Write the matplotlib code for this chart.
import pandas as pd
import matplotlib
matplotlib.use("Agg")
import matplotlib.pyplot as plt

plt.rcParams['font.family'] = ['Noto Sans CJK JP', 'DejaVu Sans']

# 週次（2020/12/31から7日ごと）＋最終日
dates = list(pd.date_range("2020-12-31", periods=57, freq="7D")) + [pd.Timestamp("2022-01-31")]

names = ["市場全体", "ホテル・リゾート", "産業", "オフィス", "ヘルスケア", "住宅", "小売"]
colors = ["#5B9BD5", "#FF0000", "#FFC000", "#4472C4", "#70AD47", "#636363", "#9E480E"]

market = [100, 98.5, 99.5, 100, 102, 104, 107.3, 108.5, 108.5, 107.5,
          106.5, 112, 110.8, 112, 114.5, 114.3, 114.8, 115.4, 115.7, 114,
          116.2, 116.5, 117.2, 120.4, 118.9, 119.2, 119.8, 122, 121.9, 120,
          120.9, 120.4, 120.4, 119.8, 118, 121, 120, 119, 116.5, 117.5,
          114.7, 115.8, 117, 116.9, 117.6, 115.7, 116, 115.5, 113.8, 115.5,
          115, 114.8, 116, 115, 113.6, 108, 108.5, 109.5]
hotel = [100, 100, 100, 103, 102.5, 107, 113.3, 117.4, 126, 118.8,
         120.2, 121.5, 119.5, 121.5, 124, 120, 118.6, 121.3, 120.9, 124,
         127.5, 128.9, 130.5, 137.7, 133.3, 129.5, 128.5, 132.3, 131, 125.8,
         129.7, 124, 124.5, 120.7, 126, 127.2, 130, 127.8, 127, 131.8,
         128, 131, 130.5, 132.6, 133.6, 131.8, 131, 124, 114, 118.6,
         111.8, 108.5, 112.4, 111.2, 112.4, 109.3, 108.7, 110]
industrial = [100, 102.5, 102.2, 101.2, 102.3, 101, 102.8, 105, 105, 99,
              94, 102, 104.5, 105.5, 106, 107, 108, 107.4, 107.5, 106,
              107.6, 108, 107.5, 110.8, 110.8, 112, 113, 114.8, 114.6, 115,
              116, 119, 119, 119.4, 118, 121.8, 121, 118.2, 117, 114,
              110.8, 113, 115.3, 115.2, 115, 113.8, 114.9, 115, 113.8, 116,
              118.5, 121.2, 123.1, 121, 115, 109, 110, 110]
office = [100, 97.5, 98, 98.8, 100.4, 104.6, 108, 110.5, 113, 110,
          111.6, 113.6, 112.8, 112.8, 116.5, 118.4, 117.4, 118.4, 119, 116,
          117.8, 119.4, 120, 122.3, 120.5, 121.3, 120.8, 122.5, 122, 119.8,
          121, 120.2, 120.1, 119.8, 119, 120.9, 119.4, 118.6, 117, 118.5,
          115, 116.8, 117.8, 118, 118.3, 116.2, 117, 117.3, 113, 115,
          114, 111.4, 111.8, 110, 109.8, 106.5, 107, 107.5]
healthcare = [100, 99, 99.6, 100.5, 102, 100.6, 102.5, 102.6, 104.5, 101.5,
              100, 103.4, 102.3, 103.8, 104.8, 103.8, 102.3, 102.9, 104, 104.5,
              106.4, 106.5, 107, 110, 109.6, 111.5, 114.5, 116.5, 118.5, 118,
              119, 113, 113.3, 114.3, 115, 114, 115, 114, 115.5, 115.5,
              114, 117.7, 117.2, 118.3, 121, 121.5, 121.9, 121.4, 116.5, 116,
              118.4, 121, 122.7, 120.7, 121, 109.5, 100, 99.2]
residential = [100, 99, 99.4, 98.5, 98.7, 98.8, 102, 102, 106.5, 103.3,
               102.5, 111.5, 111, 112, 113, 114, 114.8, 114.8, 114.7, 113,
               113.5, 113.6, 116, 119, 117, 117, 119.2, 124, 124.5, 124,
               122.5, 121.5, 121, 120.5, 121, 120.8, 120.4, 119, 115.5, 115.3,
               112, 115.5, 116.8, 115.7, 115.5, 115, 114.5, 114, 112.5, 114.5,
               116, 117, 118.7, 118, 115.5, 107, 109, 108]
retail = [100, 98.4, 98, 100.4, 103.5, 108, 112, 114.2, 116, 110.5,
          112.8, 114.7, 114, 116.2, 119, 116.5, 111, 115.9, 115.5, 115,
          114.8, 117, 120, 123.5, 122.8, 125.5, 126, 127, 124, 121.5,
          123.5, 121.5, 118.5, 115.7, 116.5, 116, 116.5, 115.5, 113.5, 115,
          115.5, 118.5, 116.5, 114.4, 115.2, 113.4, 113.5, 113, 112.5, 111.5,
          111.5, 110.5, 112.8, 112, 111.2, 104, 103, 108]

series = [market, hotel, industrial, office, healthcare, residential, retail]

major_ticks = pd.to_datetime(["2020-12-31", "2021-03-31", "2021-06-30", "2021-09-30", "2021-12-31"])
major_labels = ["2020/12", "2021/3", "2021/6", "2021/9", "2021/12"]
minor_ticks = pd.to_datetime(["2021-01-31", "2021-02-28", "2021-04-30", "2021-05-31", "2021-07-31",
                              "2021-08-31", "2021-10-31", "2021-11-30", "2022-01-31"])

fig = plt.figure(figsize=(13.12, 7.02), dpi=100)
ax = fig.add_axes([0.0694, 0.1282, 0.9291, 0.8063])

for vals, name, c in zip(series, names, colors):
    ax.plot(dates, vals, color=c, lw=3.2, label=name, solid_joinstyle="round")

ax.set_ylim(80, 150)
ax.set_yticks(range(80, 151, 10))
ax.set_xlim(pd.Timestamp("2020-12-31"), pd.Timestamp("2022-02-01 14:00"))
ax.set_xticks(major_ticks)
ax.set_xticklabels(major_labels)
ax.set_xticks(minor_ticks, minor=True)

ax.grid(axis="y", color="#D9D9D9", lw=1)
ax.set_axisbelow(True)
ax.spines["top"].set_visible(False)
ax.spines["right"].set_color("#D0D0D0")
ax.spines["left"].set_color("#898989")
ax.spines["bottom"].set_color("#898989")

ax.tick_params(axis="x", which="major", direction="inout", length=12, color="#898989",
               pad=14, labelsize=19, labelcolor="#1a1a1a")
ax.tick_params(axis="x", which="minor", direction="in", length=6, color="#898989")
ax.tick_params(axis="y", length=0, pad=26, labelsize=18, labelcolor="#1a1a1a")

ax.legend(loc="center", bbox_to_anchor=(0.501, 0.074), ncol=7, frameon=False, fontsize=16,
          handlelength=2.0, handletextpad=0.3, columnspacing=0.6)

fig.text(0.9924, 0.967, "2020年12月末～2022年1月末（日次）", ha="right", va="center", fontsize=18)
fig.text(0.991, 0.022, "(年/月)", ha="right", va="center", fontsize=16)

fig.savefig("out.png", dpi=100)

○ ○ ○

**What to work on:**
Quote the data above verbatim from its first line to the line that includes "plt.rcParams['font.family'] = ['Noto", with both boundary lines retained.

**Task output:**
Write the matplotlib code for this chart.
import pandas as pd
import matplotlib
matplotlib.use("Agg")
import matplotlib.pyplot as plt

plt.rcParams['font.family'] = ['Noto Sans CJK JP', 'DejaVu Sans']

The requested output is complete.